— Begin —
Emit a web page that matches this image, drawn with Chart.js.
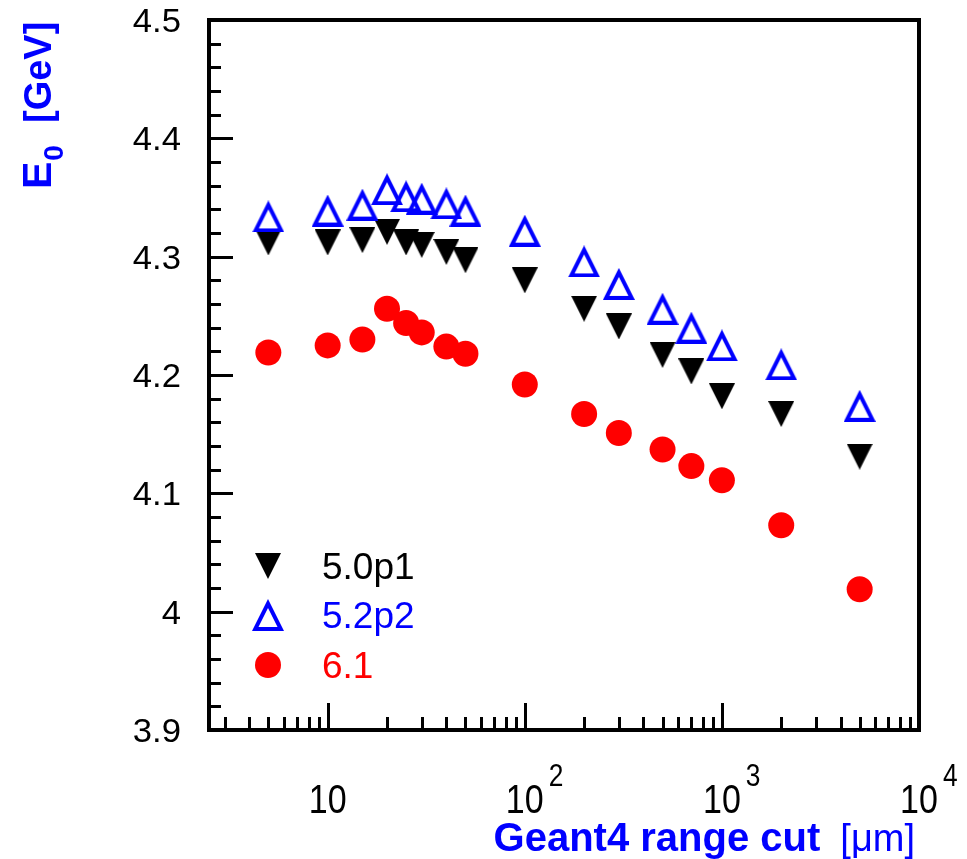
<!DOCTYPE html>
<html>
<head>
<meta charset="utf-8">
<title>E0 vs Geant4 range cut</title>
<script src="https://cdn.jsdelivr.net/npm/chart.js@4.4.1/dist/chart.umd.min.js"></script>
<style>
  html, body { margin: 0; padding: 0; background: #fff; }
  canvas { display: block; }
</style>
</head>
<body>
<canvas id="chart" width="967" height="859"></canvas>
<script>
// range cut values [um]
const rangeCuts = [5, 10, 15, 20, 25, 30, 40, 50, 100, 200, 300, 500, 700, 1000, 2000, 5000];

// E0 [GeV] per Geant4 version
const e0_v50p1 = [4.312, 4.312, 4.314, 4.321, 4.312, 4.310, 4.304, 4.297, 4.280, 4.256, 4.241, 4.217, 4.203, 4.182, 4.167, 4.131];
const e0_v52p2 = [4.334, 4.339, 4.344, 4.357, 4.351, 4.349, 4.345, 4.339, 4.322, 4.296, 4.277, 4.256, 4.240, 4.225, 4.209, 4.174];
const e0_v61   = [4.219, 4.225, 4.230, 4.256, 4.244, 4.236, 4.224, 4.218, 4.192, 4.167, 4.151, 4.137, 4.123, 4.111, 4.073, 4.019];

const seriesNames = ["5.0p1", "5.2p2", "6.1"];

// axes
const xMin = 2.5, xMax = 10000;
const yMin = 3.9, yMax = 4.5;
const yTickValues = [3.9, 4.0, 4.1, 4.2, 4.3, 4.4, 4.5];
const yTickLabels = ["3.9", "4", "4.1", "4.2", "4.3", "4.4", "4.5"];
const yMinorStep = 0.02;
const xTickValues = [10, 100, 1000, 10000];
const xTickBase = ["10", "10", "10", "10"];
const xTickSup = ["", "2", "3", "4"];

const xTitle = "Geant4 range cut";
const xTitleUnit = "[\u03bcm]";
const yTitle = "E";
const yTitleSub = "0";
const yTitleUnit = "[GeV]";

const BLUE = "#0000ff";
const RED = "#ff0000";
const FONT = "'Liberation Sans', Arial, Helvetica, sans-serif";

// ROOT-like markers as small canvases (centered on the bounding box)
function markerTriangleDown(size) {
  const c = document.createElement("canvas");
  c.width = size; c.height = size;
  const g = c.getContext("2d");
  g.fillStyle = "#000";
  g.beginPath();
  g.moveTo(0, 0); g.lineTo(size, 0); g.lineTo(size / 2, size);
  g.closePath();
  g.fill();
  return c;
}

function markerTriangleOpen(size, lw, color) {
  const c = document.createElement("canvas");
  c.width = size; c.height = size;
  const g = c.getContext("2d");
  const v = [[0, size], [size, size], [size / 2, 0]];
  // inset triangle via incenter scaling
  const side = (a, b) => Math.hypot(a[0] - b[0], a[1] - b[1]);
  const a = side(v[1], v[2]), b = side(v[0], v[2]), cc = side(v[0], v[1]);
  const p = a + b + cc;
  const ix = (a * v[0][0] + b * v[1][0] + cc * v[2][0]) / p;
  const iy = (a * v[0][1] + b * v[1][1] + cc * v[2][1]) / p;
  const area = Math.abs((v[1][0] - v[0][0]) * (v[2][1] - v[0][1]) - (v[2][0] - v[0][0]) * (v[1][1] - v[0][1])) / 2;
  const r = area / (p / 2);
  const k = (r - lw) / r;
  g.fillStyle = color;
  g.beginPath();
  g.moveTo(v[0][0], v[0][1]); g.lineTo(v[1][0], v[1][1]); g.lineTo(v[2][0], v[2][1]); g.closePath();
  const w = v.map(q => [ix + k * (q[0] - ix), iy + k * (q[1] - iy)]);
  g.moveTo(w[0][0], w[0][1]); g.lineTo(w[1][0], w[1][1]); g.lineTo(w[2][0], w[2][1]); g.closePath();
  g.fill("evenodd");
  return c;
}

const mkBlack = markerTriangleDown(26);
const mkBlue = markerTriangleOpen(32, 4, BLUE);

const toPoints = (ys) => rangeCuts.map((x, i) => ({ x: x, y: ys[i] }));

function text(ctx, str, x, y, font, color, align, sx) {
  ctx.save();
  ctx.font = font;
  ctx.fillStyle = color;
  ctx.textBaseline = "alphabetic";
  ctx.translate(x, y);
  ctx.scale(sx || 1, 1);
  ctx.textAlign = align || "left";
  ctx.fillText(str, 0, 0);
  ctx.restore();
}

// frame, inward ticks, labels, titles and legend in ROOT style
const rootFrame = {
  id: "rootFrame",
  afterDatasetsDraw(chart) {
    const ctx = chart.ctx;
    const a = chart.chartArea;
    const xs = chart.scales.x, ys = chart.scales.y;

    ctx.save();
    ctx.strokeStyle = "#000";
    ctx.lineWidth = 3;
    ctx.lineCap = "butt";

    // y ticks
    const nMinor = Math.round((yMax - yMin) / yMinorStep);
    for (let i = 0; i <= nMinor; i++) {
      const v = yMin + i * yMinorStep;
      const major = i % 5 === 0;
      const py = Math.round(ys.getPixelForValue(v)) + 0.5;
      ctx.beginPath();
      ctx.moveTo(a.left, py);
      ctx.lineTo(a.left + (major ? 24 : 12), py);
      ctx.stroke();
    }

    // x ticks (log)
    for (let d = 0; d <= 4; d++) {
      for (let m = 1; m <= 9; m++) {
        const v = m * Math.pow(10, d);
        if (v <= xMin || v > xMax) continue;
        const px = Math.round(xs.getPixelForValue(v)) + 0.5;
        ctx.beginPath();
        ctx.moveTo(px, a.bottom);
        ctx.lineTo(px, a.bottom - (m === 1 ? 27 : 13));
        ctx.stroke();
      }
    }

    // frame
    ctx.lineWidth = 4;
    ctx.strokeRect(a.left, a.top, a.right - a.left, a.bottom - a.top);
    ctx.restore();

    // y tick labels
    yTickValues.forEach((v, i) => {
      const py = ys.getPixelForValue(v);
      text(ctx, yTickLabels[i], 181, py + 12, "33px " + FONT, "#000", "right", 1.05);
    });

    // x tick labels 10^n
    xTickValues.forEach((v, i) => {
      const px = xs.getPixelForValue(v);
      text(ctx, xTickBase[i], px, 813, "40px " + FONT, "#000", "center", 0.85);
      if (xTickSup[i]) {
        ctx.save();
        ctx.font = "40px " + FONT;
        const w = ctx.measureText(xTickBase[i]).width * 0.85;
        ctx.restore();
        text(ctx, xTickSup[i], px + w / 2 + 5, 786, "31px " + FONT, "#000", "left", 0.85);
      }
    });

    // x title, right aligned to frame
    ctx.save();
    ctx.font = "38px " + FONT;
    const wUnit = ctx.measureText(xTitleUnit).width;
    ctx.restore();
    const xr = 915;
    text(ctx, xTitleUnit, xr, 851, "38px " + FONT, BLUE, "right");
    text(ctx, xTitle, xr - wUnit - 20, 851, "bold 40px " + FONT, BLUE, "right");

    // y title, rotated
    ctx.save();
    ctx.translate(51, 189);
    ctx.rotate(-Math.PI / 2);
    ctx.fillStyle = BLUE;
    ctx.textBaseline = "alphabetic";
    ctx.font = "bold 41px " + FONT;
    ctx.fillText(yTitle, 0, 0);
    const wE = ctx.measureText(yTitle).width;
    ctx.font = "bold 28px " + FONT;
    ctx.fillText(yTitleSub, wE + 1, 12);
    ctx.font = "bold 38px " + FONT;
    ctx.fillText(yTitleUnit, 66, 0);
    ctx.restore();

    // legend
    const legendRows = [566, 615, 665];
    const legendColors = ["#000", BLUE, RED];
    chart.data.datasets.forEach((ds, i) => {
      const yy = legendRows[i];
      const st = ds.pointStyle;
      if (st === "circle") {
        ctx.save();
        ctx.fillStyle = ds.backgroundColor;
        ctx.beginPath();
        ctx.arc(268, yy, ds.pointRadius, 0, Math.PI * 2);
        ctx.fill();
        ctx.restore();
      } else {
        ctx.drawImage(st, 268 - st.width / 2, yy - st.height / 2);
      }
      text(ctx, ds.label, 322, yy + 13, "37px " + FONT, legendColors[i], "left");
    });
  }
};

new Chart(document.getElementById("chart"), {
  type: "scatter",
  data: {
    datasets: [
      {
        label: seriesNames[0],
        data: toPoints(e0_v50p1),
        pointStyle: mkBlack,
        pointRadius: 13,
        backgroundColor: "#000",
        order: 1
      },
      {
        label: seriesNames[1],
        data: toPoints(e0_v52p2),
        pointStyle: mkBlue,
        pointRadius: 16,
        backgroundColor: BLUE,
        order: 0
      },
      {
        label: seriesNames[2],
        data: toPoints(e0_v61),
        pointStyle: "circle",
        pointRadius: 13,
        pointBorderWidth: 0,
        borderWidth: 0,
        backgroundColor: RED,
        order: 2
      }
    ]
  },
  options: {
    responsive: false,
    animation: false,
    layout: { padding: { left: 209, right: 48, top: 20, bottom: 129 } },
    plugins: { legend: { display: false }, tooltip: { enabled: false } },
    scales: {
      x: { type: "logarithmic", min: xMin, max: xMax, display: false },
      y: { type: "linear", min: yMin, max: yMax, display: false }
    }
  },
  plugins: [rootFrame]
});
</script>
</body>
</html>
— End —
:: Objective ::
Write out again, exactly, the lines from the start of the listing up to the line containing "1000, 2000, 5000];", with both ends and without pictures.

:: Response ::
Emit a web page that matches this image, drawn with Chart.js.
<!DOCTYPE html>
<html>
<head>
<meta charset="utf-8">
<title>E0 vs Geant4 range cut</title>
<script src="https://cdn.jsdelivr.net/npm/chart.js@4.4.1/dist/chart.umd.min.js"></script>
<style>
  html, body { margin: 0; padding: 0; background: #fff; }
  canvas { display: block; }
</style>
</head>
<body>
<canvas id="chart" width="967" height="859"></canvas>
<script>
// range cut values [um]
const rangeCuts = [5, 10, 15, 20, 25, 30, 40, 50, 100, 200, 300, 500, 700, 1000, 2000, 5000];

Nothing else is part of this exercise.